» **What the task asks**:
Please print the lines between the one with "Reproduce this chart with D3.js." and the one with "const yTicks = [-3,-2,-1,0,1,2,3,4,5,6,7];", both ends included, exactly as written, with no pictures.

Source code of charts:
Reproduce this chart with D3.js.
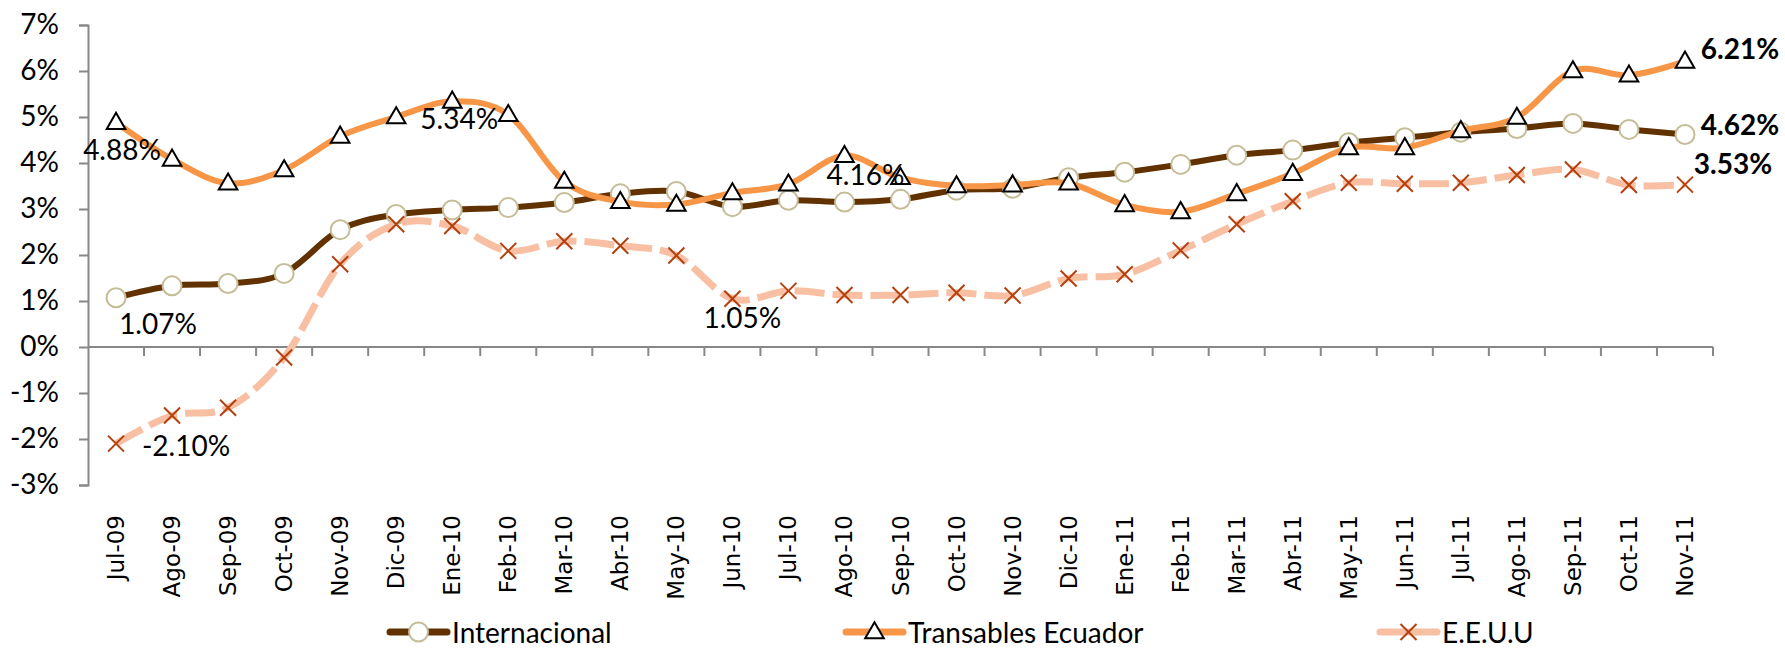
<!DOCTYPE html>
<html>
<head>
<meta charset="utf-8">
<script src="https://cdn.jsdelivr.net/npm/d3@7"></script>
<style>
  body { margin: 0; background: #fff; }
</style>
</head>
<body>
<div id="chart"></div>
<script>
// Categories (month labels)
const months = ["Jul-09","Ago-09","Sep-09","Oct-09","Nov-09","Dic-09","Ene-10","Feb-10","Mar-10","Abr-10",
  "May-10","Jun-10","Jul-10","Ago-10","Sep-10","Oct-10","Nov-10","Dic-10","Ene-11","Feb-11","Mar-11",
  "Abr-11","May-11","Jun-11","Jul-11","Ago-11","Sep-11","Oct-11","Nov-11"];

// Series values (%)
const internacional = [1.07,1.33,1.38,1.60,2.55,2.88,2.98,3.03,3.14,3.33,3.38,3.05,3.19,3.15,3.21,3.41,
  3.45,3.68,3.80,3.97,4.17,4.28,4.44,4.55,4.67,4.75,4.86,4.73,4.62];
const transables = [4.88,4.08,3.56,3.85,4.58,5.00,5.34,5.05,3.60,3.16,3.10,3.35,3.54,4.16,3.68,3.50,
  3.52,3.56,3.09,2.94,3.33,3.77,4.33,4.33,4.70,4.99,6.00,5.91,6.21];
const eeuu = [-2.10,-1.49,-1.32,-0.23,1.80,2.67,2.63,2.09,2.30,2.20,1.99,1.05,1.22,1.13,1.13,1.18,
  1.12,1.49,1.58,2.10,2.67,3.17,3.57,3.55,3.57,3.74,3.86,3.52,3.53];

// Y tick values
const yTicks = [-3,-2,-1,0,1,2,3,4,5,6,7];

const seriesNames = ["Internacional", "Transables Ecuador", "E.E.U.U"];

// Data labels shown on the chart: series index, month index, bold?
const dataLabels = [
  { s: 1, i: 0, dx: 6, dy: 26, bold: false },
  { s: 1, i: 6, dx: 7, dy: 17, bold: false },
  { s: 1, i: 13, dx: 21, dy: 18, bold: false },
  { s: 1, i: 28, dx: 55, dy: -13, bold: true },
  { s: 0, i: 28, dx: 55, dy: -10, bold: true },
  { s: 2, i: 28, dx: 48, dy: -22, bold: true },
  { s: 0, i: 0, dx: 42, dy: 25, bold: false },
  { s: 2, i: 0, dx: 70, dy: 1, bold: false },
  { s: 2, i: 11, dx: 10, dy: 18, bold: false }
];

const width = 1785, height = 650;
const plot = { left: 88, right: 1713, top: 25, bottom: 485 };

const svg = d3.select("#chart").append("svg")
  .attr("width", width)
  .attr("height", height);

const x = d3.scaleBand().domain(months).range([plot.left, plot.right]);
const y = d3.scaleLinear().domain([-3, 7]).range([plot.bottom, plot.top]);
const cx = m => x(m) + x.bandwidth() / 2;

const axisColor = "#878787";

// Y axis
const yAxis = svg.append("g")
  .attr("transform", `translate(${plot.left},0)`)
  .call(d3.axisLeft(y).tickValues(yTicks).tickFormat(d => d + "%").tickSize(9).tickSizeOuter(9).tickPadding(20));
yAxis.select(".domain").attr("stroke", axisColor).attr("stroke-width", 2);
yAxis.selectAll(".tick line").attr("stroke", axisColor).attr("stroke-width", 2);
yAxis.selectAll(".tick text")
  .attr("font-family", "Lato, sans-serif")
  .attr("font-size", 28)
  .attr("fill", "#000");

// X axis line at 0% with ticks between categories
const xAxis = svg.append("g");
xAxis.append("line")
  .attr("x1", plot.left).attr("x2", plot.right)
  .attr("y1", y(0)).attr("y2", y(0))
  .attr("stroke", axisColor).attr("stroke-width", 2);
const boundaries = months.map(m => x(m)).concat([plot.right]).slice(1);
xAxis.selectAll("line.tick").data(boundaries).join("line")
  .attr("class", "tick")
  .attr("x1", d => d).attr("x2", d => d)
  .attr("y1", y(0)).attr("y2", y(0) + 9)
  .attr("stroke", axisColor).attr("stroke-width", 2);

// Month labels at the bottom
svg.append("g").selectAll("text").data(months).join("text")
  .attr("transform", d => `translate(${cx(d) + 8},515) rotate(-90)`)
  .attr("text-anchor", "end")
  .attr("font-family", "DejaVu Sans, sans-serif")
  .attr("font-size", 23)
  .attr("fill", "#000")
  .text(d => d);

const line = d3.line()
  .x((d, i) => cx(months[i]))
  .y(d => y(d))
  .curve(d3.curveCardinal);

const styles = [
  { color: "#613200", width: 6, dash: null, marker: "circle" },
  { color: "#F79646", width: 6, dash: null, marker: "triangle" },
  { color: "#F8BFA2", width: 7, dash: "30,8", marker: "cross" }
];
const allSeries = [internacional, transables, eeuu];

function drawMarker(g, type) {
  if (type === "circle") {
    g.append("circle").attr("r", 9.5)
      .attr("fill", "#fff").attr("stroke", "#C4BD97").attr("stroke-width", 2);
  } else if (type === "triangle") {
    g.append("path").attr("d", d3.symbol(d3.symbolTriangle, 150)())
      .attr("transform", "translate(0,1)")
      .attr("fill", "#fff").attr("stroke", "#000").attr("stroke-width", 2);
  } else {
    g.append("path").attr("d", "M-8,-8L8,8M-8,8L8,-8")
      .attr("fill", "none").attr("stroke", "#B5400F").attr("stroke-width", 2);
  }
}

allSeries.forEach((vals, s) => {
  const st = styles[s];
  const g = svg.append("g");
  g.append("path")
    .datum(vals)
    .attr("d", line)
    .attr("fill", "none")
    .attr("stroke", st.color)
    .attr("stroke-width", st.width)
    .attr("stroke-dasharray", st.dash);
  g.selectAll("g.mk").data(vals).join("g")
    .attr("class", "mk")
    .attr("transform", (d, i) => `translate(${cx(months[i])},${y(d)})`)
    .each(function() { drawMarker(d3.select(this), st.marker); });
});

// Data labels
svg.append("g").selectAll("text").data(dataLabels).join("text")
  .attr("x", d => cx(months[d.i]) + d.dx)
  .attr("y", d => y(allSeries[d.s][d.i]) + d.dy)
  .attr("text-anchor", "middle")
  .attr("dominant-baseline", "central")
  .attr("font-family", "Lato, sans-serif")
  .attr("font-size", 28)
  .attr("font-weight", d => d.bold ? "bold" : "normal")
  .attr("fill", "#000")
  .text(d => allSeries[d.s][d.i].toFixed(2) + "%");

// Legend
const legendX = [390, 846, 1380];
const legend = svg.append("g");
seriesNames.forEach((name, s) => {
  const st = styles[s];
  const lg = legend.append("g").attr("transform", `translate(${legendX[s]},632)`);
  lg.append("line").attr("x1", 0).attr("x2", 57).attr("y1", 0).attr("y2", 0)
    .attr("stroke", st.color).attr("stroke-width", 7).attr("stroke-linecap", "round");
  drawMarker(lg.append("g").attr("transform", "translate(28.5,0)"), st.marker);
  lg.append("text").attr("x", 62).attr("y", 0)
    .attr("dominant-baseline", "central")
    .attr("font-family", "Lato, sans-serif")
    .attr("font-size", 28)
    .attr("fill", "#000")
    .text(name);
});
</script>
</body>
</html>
...
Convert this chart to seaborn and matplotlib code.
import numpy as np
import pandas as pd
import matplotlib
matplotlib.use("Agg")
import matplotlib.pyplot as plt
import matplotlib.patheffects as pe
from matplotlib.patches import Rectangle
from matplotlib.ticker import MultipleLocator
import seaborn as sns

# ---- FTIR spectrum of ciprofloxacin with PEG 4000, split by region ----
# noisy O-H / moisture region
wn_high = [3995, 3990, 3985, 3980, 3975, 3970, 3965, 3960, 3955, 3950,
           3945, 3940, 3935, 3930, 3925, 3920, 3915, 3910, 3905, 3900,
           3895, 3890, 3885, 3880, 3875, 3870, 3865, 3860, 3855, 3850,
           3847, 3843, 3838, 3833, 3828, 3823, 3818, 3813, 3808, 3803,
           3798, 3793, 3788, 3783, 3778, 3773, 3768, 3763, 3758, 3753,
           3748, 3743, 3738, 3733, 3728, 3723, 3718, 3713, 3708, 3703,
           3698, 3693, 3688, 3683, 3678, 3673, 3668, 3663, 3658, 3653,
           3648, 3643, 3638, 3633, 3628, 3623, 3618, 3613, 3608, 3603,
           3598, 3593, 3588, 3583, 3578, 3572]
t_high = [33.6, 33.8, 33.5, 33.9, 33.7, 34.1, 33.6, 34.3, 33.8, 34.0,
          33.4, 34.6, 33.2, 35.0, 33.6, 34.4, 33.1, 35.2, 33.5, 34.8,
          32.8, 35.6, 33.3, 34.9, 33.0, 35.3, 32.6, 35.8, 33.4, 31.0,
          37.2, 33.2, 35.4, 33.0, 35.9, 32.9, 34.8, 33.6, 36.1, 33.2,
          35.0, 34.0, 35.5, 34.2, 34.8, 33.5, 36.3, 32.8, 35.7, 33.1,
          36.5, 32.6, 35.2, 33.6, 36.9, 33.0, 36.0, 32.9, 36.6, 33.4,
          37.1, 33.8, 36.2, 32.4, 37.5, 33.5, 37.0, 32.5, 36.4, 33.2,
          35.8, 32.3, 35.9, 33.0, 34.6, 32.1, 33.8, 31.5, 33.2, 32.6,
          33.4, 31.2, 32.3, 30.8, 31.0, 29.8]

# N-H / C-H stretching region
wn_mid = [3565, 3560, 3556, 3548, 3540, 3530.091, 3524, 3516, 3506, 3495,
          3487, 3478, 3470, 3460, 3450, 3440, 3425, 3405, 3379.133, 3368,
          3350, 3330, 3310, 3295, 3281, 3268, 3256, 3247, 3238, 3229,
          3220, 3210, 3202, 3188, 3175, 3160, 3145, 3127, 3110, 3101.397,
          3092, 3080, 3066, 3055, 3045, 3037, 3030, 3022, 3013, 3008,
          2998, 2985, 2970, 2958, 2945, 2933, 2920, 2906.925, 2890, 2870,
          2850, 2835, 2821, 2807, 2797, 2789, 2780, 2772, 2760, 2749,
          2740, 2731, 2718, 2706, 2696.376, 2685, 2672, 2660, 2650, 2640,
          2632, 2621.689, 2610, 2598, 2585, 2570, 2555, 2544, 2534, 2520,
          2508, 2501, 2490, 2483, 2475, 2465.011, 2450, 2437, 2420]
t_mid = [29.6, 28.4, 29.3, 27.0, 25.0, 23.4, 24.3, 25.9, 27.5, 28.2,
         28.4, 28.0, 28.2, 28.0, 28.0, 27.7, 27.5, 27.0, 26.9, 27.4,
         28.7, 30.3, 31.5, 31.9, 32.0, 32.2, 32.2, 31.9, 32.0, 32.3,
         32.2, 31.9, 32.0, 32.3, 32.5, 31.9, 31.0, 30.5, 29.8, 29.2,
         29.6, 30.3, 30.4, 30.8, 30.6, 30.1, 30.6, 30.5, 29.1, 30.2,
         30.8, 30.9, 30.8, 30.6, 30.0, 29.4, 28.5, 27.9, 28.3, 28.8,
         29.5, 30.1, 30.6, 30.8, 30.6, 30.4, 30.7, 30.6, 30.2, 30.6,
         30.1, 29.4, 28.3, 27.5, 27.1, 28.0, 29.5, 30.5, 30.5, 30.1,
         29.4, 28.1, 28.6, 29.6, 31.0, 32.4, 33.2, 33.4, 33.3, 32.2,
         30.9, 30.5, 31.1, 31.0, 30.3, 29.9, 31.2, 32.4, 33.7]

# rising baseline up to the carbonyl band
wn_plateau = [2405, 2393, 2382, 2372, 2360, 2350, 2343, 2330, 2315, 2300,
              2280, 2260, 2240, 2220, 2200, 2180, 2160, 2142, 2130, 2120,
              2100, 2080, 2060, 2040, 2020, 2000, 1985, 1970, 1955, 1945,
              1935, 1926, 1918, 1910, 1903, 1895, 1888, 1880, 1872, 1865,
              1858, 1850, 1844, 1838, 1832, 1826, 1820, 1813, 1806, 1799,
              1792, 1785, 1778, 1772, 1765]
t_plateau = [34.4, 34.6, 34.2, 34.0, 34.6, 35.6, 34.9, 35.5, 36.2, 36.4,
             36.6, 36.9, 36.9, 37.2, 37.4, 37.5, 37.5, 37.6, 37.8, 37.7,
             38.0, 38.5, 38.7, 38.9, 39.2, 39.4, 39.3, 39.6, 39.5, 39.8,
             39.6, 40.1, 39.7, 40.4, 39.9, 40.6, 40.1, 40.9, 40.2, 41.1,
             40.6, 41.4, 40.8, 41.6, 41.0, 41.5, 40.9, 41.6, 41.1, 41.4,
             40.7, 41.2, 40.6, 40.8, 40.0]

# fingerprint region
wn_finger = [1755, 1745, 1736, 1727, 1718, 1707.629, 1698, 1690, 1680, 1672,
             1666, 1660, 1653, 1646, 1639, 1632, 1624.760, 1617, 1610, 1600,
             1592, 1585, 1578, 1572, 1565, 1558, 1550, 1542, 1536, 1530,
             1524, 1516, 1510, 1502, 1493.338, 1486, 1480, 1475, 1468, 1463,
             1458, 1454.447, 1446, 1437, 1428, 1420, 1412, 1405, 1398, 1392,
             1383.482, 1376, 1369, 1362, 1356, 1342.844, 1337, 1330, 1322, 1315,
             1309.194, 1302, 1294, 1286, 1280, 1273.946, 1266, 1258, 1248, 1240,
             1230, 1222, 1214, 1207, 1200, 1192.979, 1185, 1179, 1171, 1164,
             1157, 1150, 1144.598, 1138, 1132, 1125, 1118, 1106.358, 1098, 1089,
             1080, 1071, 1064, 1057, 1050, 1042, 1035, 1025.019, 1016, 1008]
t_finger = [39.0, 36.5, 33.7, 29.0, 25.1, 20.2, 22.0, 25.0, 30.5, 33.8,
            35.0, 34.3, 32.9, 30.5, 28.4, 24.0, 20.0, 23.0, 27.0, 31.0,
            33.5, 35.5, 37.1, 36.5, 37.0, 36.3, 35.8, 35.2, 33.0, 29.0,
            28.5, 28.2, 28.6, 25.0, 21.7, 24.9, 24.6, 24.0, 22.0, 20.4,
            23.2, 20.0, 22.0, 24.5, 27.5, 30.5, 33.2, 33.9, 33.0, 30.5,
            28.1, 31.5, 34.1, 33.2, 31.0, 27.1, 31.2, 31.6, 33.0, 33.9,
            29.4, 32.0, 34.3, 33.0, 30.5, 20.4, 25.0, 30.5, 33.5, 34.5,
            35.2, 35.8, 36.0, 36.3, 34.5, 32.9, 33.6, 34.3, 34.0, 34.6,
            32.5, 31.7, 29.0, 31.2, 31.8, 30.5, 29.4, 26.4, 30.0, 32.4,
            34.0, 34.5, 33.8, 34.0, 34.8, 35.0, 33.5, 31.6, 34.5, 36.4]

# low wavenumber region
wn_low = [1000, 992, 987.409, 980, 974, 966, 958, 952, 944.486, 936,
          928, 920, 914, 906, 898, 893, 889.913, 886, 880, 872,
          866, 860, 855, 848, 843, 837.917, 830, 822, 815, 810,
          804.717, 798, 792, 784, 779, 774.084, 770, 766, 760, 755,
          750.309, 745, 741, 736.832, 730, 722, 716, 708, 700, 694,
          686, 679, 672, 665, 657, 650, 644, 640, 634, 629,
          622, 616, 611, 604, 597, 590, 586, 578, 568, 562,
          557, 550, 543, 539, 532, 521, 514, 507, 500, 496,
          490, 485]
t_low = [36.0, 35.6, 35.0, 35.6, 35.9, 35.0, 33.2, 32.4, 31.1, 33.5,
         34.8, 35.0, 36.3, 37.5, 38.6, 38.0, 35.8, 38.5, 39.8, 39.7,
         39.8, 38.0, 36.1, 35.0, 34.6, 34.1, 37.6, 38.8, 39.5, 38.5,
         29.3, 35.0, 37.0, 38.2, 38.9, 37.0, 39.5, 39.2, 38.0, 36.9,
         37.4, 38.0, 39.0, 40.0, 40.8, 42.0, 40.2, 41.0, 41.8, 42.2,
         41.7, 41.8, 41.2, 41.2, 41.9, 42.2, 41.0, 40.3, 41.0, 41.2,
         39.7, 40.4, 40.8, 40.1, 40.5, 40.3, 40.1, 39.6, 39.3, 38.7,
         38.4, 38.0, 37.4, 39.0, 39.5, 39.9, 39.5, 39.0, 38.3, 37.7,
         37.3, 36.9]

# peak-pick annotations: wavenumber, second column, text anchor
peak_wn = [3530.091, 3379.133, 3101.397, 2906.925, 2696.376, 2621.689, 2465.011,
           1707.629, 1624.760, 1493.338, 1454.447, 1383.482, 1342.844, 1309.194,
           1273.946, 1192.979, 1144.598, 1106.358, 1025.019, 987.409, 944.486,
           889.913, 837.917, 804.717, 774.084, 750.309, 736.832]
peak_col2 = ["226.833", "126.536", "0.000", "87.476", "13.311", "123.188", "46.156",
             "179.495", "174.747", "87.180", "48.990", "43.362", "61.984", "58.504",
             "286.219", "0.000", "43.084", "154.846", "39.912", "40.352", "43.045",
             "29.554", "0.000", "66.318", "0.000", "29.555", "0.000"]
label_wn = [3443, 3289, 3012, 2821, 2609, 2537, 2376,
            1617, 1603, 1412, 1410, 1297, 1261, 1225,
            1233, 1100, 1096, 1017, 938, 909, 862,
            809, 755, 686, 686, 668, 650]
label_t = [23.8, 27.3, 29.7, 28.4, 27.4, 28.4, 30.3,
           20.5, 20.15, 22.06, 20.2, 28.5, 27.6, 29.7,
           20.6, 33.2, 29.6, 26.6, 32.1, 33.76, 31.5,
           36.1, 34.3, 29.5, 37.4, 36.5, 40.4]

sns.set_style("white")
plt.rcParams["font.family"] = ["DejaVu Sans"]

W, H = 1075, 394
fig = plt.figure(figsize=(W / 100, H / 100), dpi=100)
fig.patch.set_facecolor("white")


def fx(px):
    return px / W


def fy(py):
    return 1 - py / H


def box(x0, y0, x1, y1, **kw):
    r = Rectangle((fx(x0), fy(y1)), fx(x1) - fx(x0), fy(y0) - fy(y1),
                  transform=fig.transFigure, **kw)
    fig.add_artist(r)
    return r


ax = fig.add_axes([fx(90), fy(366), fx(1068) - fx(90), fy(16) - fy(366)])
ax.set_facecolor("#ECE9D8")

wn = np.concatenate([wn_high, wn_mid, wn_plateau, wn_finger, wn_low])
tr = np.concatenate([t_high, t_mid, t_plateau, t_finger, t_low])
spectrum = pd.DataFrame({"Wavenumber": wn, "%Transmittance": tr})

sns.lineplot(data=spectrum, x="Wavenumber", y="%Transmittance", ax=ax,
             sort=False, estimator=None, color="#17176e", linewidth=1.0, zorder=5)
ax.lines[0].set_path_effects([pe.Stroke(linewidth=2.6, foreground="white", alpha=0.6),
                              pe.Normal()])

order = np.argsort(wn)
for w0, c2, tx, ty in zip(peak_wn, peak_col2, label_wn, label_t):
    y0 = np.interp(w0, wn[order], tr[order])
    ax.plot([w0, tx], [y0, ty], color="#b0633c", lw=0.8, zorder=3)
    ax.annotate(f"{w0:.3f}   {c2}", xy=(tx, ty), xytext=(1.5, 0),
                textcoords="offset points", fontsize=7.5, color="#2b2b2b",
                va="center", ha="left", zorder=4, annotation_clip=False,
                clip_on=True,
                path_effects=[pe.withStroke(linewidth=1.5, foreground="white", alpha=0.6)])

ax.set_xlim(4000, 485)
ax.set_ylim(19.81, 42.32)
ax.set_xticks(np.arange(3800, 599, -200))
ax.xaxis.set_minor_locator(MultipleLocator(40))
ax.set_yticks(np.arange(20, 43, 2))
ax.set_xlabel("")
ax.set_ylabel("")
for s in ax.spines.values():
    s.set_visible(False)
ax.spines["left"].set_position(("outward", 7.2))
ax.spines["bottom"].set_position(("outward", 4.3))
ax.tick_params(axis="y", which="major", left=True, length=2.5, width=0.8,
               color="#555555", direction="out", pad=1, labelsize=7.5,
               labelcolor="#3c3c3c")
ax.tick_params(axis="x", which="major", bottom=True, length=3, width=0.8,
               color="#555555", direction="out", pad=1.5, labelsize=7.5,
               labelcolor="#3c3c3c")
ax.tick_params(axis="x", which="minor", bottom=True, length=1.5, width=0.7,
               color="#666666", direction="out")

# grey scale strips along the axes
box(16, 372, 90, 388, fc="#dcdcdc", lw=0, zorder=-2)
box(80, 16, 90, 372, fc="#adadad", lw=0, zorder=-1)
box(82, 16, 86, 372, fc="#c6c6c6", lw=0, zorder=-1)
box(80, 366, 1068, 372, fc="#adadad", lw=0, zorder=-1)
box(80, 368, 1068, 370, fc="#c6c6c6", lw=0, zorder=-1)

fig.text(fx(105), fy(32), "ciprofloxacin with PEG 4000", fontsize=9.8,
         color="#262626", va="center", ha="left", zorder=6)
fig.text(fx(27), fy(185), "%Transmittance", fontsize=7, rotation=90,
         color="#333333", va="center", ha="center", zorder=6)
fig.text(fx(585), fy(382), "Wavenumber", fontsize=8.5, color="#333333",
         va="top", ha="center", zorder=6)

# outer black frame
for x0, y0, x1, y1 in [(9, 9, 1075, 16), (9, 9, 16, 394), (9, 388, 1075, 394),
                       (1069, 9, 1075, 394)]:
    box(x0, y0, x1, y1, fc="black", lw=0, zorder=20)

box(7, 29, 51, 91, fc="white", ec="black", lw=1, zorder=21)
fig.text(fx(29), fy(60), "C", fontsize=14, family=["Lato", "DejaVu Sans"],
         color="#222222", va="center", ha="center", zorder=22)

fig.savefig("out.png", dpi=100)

» **Output**:
Reproduce this chart with D3.js.
<!DOCTYPE html>
<html>
<head>
<meta charset="utf-8">
<script src="https://cdn.jsdelivr.net/npm/d3@7"></script>
<style>
  body { margin: 0; background: #fff; }
</style>
</head>
<body>
<div id="chart"></div>
<script>
// Categories (month labels)
const months = ["Jul-09","Ago-09","Sep-09","Oct-09","Nov-09","Dic-09","Ene-10","Feb-10","Mar-10","Abr-10",
  "May-10","Jun-10","Jul-10","Ago-10","Sep-10","Oct-10","Nov-10","Dic-10","Ene-11","Feb-11","Mar-11",
  "Abr-11","May-11","Jun-11","Jul-11","Ago-11","Sep-11","Oct-11","Nov-11"];

// Series values (%)
const internacional = [1.07,1.33,1.38,1.60,2.55,2.88,2.98,3.03,3.14,3.33,3.38,3.05,3.19,3.15,3.21,3.41,
  3.45,3.68,3.80,3.97,4.17,4.28,4.44,4.55,4.67,4.75,4.86,4.73,4.62];
const transables = [4.88,4.08,3.56,3.85,4.58,5.00,5.34,5.05,3.60,3.16,3.10,3.35,3.54,4.16,3.68,3.50,
  3.52,3.56,3.09,2.94,3.33,3.77,4.33,4.33,4.70,4.99,6.00,5.91,6.21];
const eeuu = [-2.10,-1.49,-1.32,-0.23,1.80,2.67,2.63,2.09,2.30,2.20,1.99,1.05,1.22,1.13,1.13,1.18,
  1.12,1.49,1.58,2.10,2.67,3.17,3.57,3.55,3.57,3.74,3.86,3.52,3.53];

// Y tick values
const yTicks = [-3,-2,-1,0,1,2,3,4,5,6,7];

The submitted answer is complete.